Stop at the line containing "4.83, 5.22, 5.64];": repeat exactly every line of the entries below from the first up to it, plus that line, with pictures omitted.

--- start Extracted records ---

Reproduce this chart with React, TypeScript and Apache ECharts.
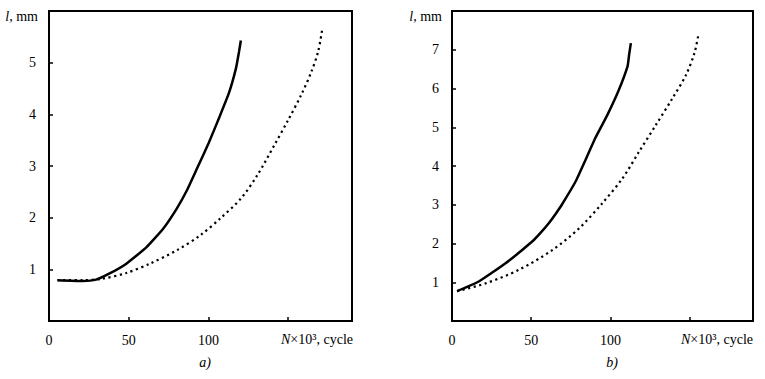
import React, { useEffect, useRef } from "react";
import * as echarts from "echarts";

// Panel a) — solid and dotted curves (N×10^3 cycles, l mm)
const aSolidX = [5.3, 21, 29.5, 38, 48.5, 61.2, 71.7, 80.2, 86.5, 92.8, 100.2, 106.5, 112.9, 117.3, 119.2, 120.3];
const aSolidY = [0.79, 0.775, 0.8, 0.92, 1.11, 1.43, 1.79, 2.18, 2.53, 2.95, 3.45, 3.92, 4.42, 4.9, 5.22, 5.43];
const aDotX = [5.3, 21, 33.8, 48.5, 63.3, 80.2, 94.9, 107.6, 120.3, 130.8, 141.4, 149.8, 158.2, 164.6, 168.8, 171.3];
const aDotY = [0.79, 0.79, 0.82, 0.93, 1.11, 1.37, 1.66, 1.99, 2.37, 2.83, 3.41, 3.88, 4.38, 4.83, 5.22, 5.64];

// Panel b)
const bSolidX = [3.2, 16.9, 33.8, 50.6, 56, 61.2, 65.5, 69.6, 78, 84.4, 90.7, 98.1, 104.9, 110.8, 111.8, 112.9];
const bSolidY = [0.77, 1.02, 1.49, 2.05, 2.28, 2.53, 2.77, 3.02, 3.6, 4.17, 4.74, 5.32, 5.92, 6.57, 6.87, 7.17];
const bDotX = [3.2, 21.1, 42.2, 63.3, 80.2, 94.9, 107.6, 118.1, 128.7, 139.2, 147.7, 153, 155.5];
const bDotY = [0.77, 0.97, 1.32, 1.83, 2.39, 3.04, 3.68, 4.37, 5.06, 5.75, 6.35, 6.91, 7.38];

const xTickLabels = [0, 50, 100];
const aYTickLabels = [1, 2, 3, 4, 5];
const bYTickLabels = [1, 2, 3, 4, 5, 6, 7];

const FONT = "Liberation Serif, Times New Roman, serif";

const zip = (xs: number[], ys: number[]) => xs.map((x, i) => [x, ys[i]]);

export default function App() {
  const ref = useRef<HTMLDivElement>(null);
  useEffect(() => {
    document.body.style.margin = "0";
    const chart = echarts.init(ref.current!, null, { renderer: "svg" });
    const axisCommon = {
      axisLine: { show: true, lineStyle: { color: "#000", width: 2 } },
      axisTick: { show: true, inside: true, length: 4, lineStyle: { color: "#000", width: 1.5 } },
      splitLine: { show: false },
    };
    const xAxis = (gi: number) => ({
      type: "value",
      gridIndex: gi,
      min: 0,
      max: 190,
      interval: 50,
      ...axisCommon,
      axisLabel: {
        color: "#000",
        fontFamily: FONT,
        fontSize: 14,
        margin: 12,
        showMaxLabel: false,
        formatter: (v: number) => (xTickLabels.includes(v) ? String(v) : ""),
      },
    });
    const yAxis = (gi: number, max: number, labels: number[]) => ({
      type: "value",
      gridIndex: gi,
      min: 0,
      max,
      interval: 1,
      ...axisCommon,
      axisLabel: {
        color: "#000",
        fontFamily: FONT,
        fontSize: 14,
        margin: 13,
        formatter: (v: number) => (labels.includes(v) ? String(v) : ""),
      },
    });
    const solid = (xi: number, data: number[][]) => ({
      type: "line",
      xAxisIndex: xi,
      yAxisIndex: xi,
      data,
      showSymbol: false,
      smooth: 0.15,
      lineStyle: { color: "#000", width: 2.5 },
    });
    const dotted = (xi: number, data: number[][]) => ({
      type: "line",
      xAxisIndex: xi,
      yAxisIndex: xi,
      data,
      showSymbol: false,
      smooth: 0.3,
      lineStyle: { color: "#000", width: 2.2, type: [2.2, 3.5] },
    });
    const lbl = (x: number, y: number, text: string, align: string) => ({
      type: "text",
      x,
      y,
      style: {
        text,
        align,
        verticalAlign: "middle",
        fontFamily: FONT,
        fontSize: 14,
        fill: "#000",
        rich: {
          i: { fontStyle: "italic", fontFamily: FONT, fontSize: 14, fill: "#000" },
          n: { fontFamily: FONT, fontSize: 14, fill: "#000" },
        },
      },
    });
    chart.setOption({
      animation: false,
      backgroundColor: "#fff",
      textStyle: { fontFamily: FONT },
      grid: [
        { left: 49, right: 413, top: 11, bottom: 58, show: true, borderColor: "#000", borderWidth: 2 },
        { left: 452, right: 12, top: 11, bottom: 58, show: true, borderColor: "#000", borderWidth: 2 },
      ],
      xAxis: [xAxis(0), xAxis(1)],
      yAxis: [yAxis(0, 6, aYTickLabels), yAxis(1, 8, bYTickLabels)],
      series: [
        dotted(0, zip(aDotX, aDotY)),
        solid(0, zip(aSolidX, aSolidY)),
        dotted(1, zip(bDotX, bDotY)),
        solid(1, zip(bSolidX, bSolidY)),
      ],
      graphic: [
        lbl(38, 16, "{i|l}{n|, mm}", "right"),
        lbl(442, 16, "{i|l}{n|, mm}", "right"),
        lbl(317, 339, "{i|N}{n|×10³, cycle}", "center"),
        lbl(717, 339, "{i|N}{n|×10³, cycle}", "center"),
        lbl(205, 362, "{i|a)}", "center"),
        lbl(612, 362, "{i|b)}", "center"),
      ],
    });
    return () => chart.dispose();
  }, []);
  return <div ref={ref} style={{ width: 765, height: 379 }} />;
}
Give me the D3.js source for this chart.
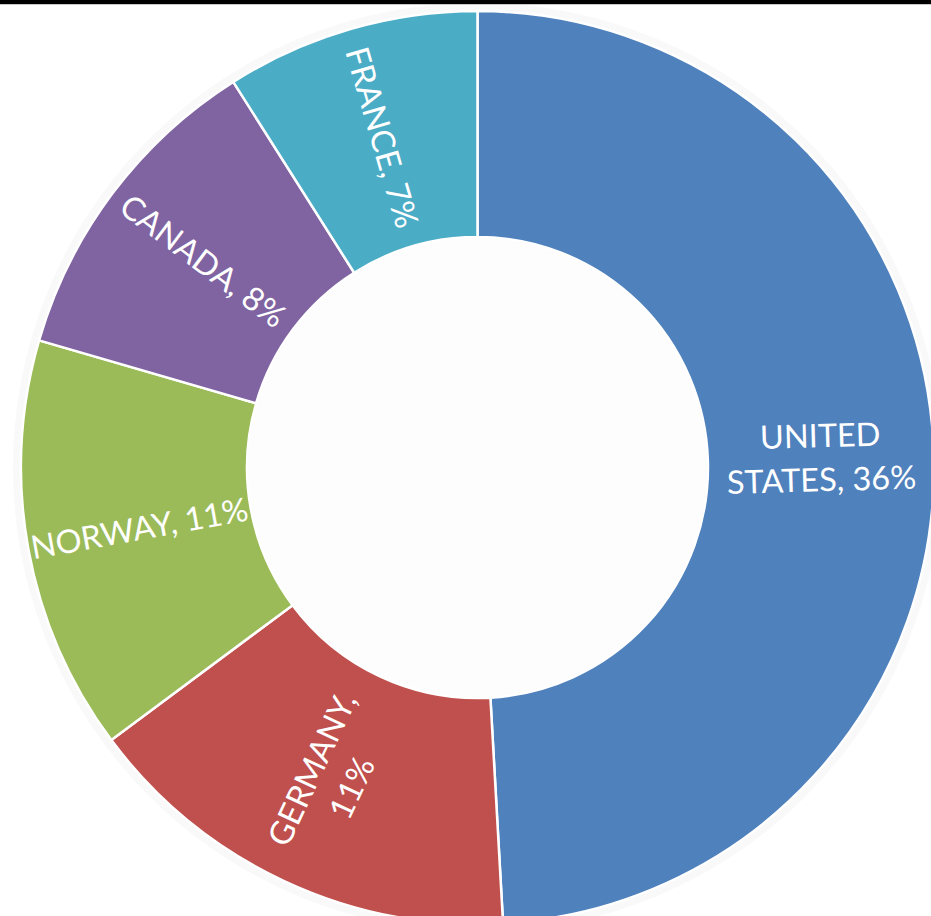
<!DOCTYPE html>
<html>
<head>
<meta charset="utf-8">
<script src="https://cdn.jsdelivr.net/npm/d3@7"></script>
<style>
  html, body { margin: 0; padding: 0; background: #ffffff; }
  svg { display: block; }
</style>
</head>
<body>
<svg id="chart" width="931" height="916"></svg>
<script>
// ---- data ----
const categories = ["UNITED STATES", "GERMANY", "NORWAY", "CANADA", "FRANCE"];
const values = [35.8, 11.45, 10.7, 8.4, 6.55];           // share (%) of total
const labelLines = [
  ["UNITED", "STATES, 36%"],
  ["GERMANY,", "11%"],
  ["NORWAY, 11%"],
  ["CANADA, 8%"],
  ["FRANCE, 7%"]
];
const colors = ["#4F81BD", "#C0504D", "#9BBB59", "#8064A2", "#4BACC6"];

// ---- layout ----
const W = 931, H = 916;
const cx = 477.5, cy = 467.5;
const rOuter = 456.5, rInner = 230.5;

const svg = d3.select("#chart");
svg.append("rect").attr("x", 0).attr("y", 0).attr("width", W).attr("height", H).attr("fill", "#ffffff");

const g = svg.append("g").attr("transform", `translate(${cx},${cy})`);

// very faint outer glow
g.append("circle").attr("r", rOuter + 4).attr("fill", "none")
  .attr("stroke", "#f9f9f9").attr("stroke-width", 8);

const data = categories.map((c, i) => ({ name: c, value: values[i], lines: labelLines[i], color: colors[i] }));

const pie = d3.pie().value(d => d.value).sort(null).startAngle(0).endAngle(2 * Math.PI);
const arcs = pie(data);
const arc = d3.arc().innerRadius(rInner).outerRadius(rOuter);

g.selectAll("path.slice")
  .data(arcs)
  .enter().append("path")
  .attr("class", "slice")
  .attr("d", arc)
  .attr("fill", d => d.data.color)
  .attr("stroke", "#ffffff")
  .attr("stroke-width", 2.5)
  .attr("stroke-linejoin", "round");

// hole
g.append("circle").attr("r", rInner - 1).attr("fill", "#fdfdfd");

// labels
const fontSize = 32.5;
const lineH = 44;
const labels = g.selectAll("g.label")
  .data(arcs)
  .enter().append("g")
  .attr("class", "label")
  .attr("transform", d => {
    const [x, y] = arc.centroid(d);
    const mid = (d.startAngle + d.endAngle) / 2 * 180 / Math.PI;
    const rot = mid < 180 ? mid - 90 : mid - 270;
    return `translate(${x},${y}) rotate(${rot})`;
  });

labels.each(function(d) {
  const n = d.data.lines.length;
  const t = d3.select(this).append("text")
    .attr("text-anchor", "middle")
    .attr("fill", "#ffffff")
    .attr("font-family", "Lato, 'Open Sans', sans-serif")
    .attr("font-size", fontSize);
  d.data.lines.forEach((ln, i) => {
    t.append("tspan")
      .attr("x", 0)
      .attr("y", (i - (n - 1) / 2) * lineH)
      .attr("dy", "0.35em")
      .text(ln);
  });
});

// top black frame edge
svg.append("rect").attr("x", 0).attr("y", 0).attr("width", W).attr("height", 4).attr("fill", "#000000");
svg.append("rect").attr("x", 0).attr("y", 4).attr("width", W).attr("height", 1).attr("fill", "#c8c8c8");
</script>
</body>
</html>
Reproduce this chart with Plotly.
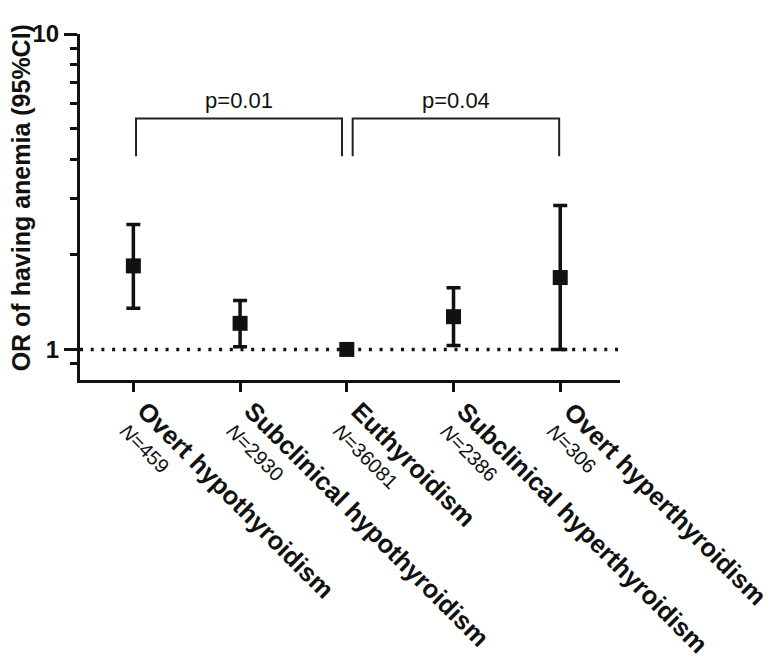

--- end Extracted records ---

In response:
Reproduce this chart with React, TypeScript and Apache ECharts.
import React, { useEffect, useRef } from "react";
import * as echarts from "echarts";

// Panel a) — solid and dotted curves (N×10^3 cycles, l mm)
const aSolidX = [5.3, 21, 29.5, 38, 48.5, 61.2, 71.7, 80.2, 86.5, 92.8, 100.2, 106.5, 112.9, 117.3, 119.2, 120.3];
const aSolidY = [0.79, 0.775, 0.8, 0.92, 1.11, 1.43, 1.79, 2.18, 2.53, 2.95, 3.45, 3.92, 4.42, 4.9, 5.22, 5.43];
const aDotX = [5.3, 21, 33.8, 48.5, 63.3, 80.2, 94.9, 107.6, 120.3, 130.8, 141.4, 149.8, 158.2, 164.6, 168.8, 171.3];
const aDotY = [0.79, 0.79, 0.82, 0.93, 1.11, 1.37, 1.66, 1.99, 2.37, 2.83, 3.41, 3.88, 4.38, 4.83, 5.22, 5.64];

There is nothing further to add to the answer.